◆ **WRITTEN EXERCISE**:
Copy out every line that contains "this".

Rows from a dataset of charts and code:
+-------+

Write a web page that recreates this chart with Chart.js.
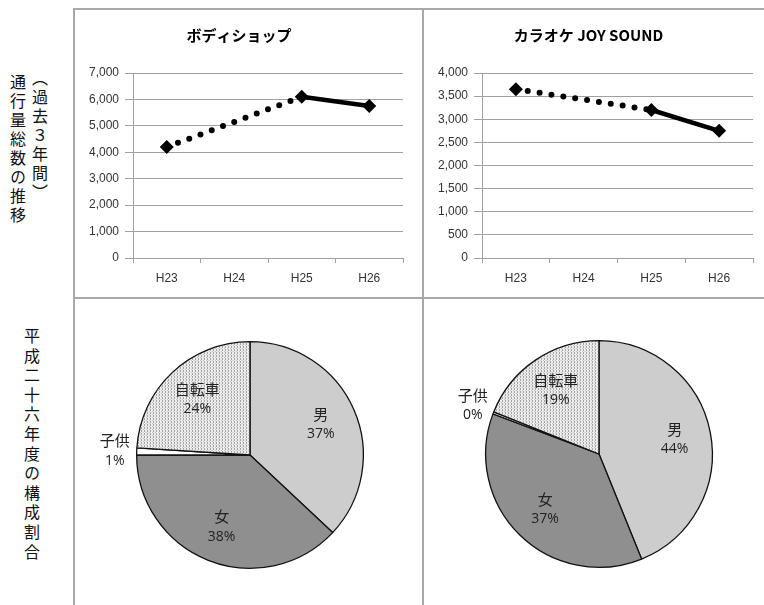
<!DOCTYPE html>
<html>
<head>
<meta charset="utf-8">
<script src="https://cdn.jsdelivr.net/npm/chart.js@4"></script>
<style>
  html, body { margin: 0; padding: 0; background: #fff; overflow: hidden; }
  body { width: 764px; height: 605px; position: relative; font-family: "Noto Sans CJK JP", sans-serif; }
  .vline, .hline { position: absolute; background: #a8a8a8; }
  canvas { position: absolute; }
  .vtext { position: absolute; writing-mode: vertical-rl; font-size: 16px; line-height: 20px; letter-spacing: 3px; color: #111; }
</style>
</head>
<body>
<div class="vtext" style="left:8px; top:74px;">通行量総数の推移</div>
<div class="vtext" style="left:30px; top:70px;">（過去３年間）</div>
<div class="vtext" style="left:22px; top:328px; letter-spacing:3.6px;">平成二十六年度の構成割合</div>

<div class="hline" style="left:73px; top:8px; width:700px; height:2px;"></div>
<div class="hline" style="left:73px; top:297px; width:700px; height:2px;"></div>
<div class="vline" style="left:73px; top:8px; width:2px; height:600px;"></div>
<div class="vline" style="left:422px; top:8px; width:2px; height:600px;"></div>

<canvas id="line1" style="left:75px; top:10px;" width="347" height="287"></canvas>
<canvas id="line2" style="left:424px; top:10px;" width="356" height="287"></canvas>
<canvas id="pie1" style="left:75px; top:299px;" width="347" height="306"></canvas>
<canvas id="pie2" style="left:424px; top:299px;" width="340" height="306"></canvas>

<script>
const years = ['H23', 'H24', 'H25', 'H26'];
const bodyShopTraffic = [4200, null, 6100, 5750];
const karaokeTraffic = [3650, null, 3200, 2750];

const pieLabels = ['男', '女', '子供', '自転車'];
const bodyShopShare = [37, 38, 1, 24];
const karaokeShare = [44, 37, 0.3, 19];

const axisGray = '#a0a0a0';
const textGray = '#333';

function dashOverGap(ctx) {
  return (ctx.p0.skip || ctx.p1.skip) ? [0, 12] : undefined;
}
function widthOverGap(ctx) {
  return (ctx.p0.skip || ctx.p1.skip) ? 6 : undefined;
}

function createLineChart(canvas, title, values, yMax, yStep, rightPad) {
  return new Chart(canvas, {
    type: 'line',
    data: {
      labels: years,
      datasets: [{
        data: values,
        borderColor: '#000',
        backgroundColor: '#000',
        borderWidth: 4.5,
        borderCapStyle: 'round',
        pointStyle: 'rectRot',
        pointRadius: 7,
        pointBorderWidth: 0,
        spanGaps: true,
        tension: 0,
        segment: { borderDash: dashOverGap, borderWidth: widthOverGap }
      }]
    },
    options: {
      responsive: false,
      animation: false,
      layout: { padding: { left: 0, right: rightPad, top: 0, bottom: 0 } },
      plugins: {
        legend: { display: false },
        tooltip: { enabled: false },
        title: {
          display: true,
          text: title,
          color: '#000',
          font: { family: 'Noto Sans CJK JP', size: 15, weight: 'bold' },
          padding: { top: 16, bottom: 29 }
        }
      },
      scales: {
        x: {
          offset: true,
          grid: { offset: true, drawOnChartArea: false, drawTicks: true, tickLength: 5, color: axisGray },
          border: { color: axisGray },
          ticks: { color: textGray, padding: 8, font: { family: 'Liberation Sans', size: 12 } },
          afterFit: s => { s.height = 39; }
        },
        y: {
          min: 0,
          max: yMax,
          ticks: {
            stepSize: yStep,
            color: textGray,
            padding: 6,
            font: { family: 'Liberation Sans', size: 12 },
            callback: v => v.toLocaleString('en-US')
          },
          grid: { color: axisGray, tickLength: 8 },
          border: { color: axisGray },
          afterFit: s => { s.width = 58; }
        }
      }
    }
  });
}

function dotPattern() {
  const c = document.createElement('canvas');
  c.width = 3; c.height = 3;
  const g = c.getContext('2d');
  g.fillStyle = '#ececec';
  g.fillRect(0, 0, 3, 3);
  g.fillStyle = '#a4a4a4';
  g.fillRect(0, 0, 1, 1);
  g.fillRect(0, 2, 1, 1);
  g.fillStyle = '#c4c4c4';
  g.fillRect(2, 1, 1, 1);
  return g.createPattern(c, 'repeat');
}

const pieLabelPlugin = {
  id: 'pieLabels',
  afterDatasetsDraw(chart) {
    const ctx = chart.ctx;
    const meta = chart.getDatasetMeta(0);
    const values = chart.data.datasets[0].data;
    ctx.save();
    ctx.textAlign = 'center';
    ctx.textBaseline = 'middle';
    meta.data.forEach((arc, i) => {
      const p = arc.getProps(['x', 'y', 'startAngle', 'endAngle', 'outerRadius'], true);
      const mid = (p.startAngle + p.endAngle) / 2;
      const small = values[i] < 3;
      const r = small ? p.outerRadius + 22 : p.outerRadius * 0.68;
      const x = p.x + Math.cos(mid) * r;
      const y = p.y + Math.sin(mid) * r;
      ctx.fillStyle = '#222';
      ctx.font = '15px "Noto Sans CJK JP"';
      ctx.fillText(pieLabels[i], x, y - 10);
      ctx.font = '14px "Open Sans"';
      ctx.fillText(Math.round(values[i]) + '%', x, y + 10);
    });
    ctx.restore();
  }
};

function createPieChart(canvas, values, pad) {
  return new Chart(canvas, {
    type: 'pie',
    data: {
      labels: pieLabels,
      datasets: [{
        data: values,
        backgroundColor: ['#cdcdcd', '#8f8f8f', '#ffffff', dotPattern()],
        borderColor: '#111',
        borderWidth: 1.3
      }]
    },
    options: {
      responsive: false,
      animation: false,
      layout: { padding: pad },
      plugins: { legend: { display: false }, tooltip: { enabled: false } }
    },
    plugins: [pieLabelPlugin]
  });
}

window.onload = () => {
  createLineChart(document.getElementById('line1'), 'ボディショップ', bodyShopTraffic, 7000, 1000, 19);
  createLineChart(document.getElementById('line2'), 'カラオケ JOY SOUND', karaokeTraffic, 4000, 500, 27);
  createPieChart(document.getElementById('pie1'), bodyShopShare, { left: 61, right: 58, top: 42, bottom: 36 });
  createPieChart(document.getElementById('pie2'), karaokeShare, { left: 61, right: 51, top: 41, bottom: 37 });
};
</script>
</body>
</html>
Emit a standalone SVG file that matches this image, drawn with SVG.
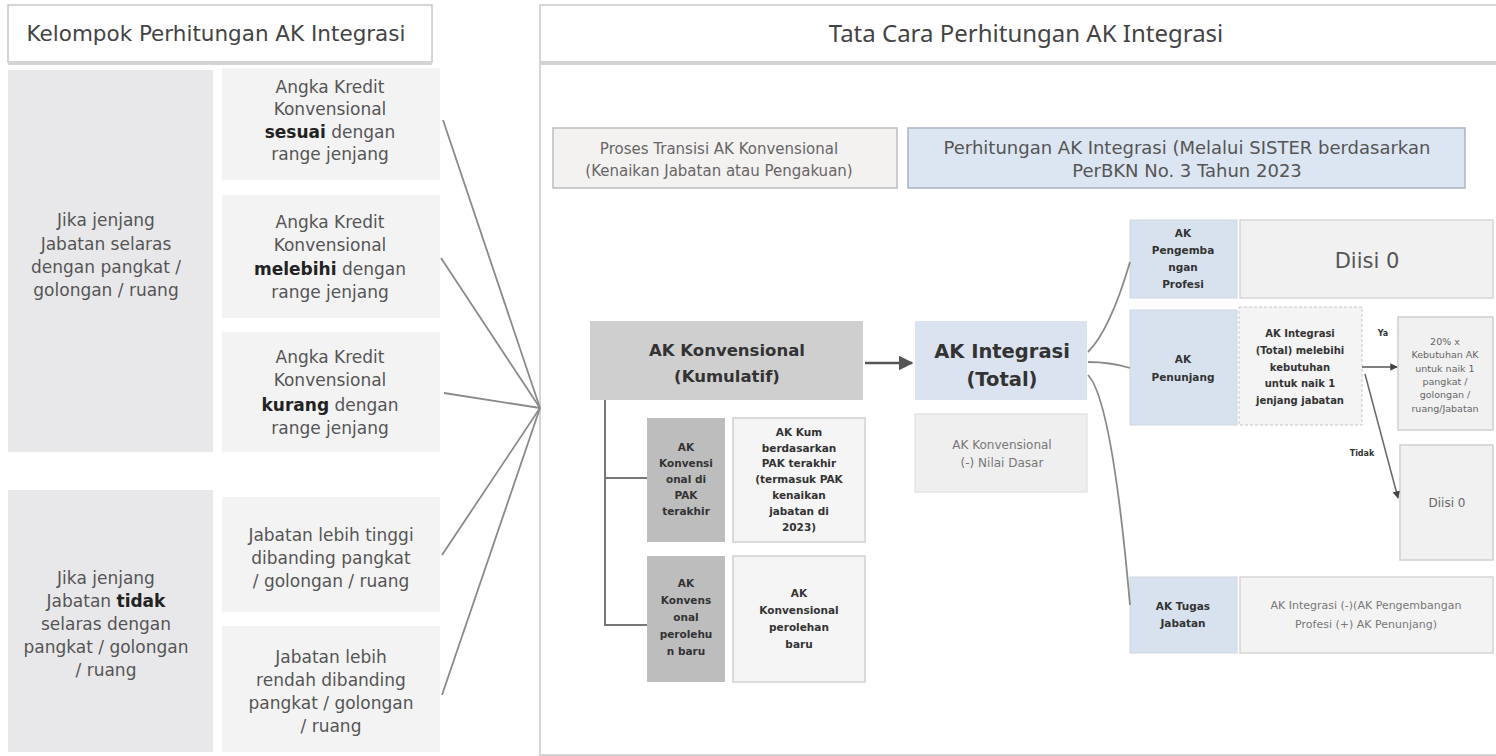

+-------+

◆ **EXERCISE OUTPUT**:
Write a web page that recreates this chart with Chart.js.
Emit a standalone SVG file that matches this image, drawn with SVG.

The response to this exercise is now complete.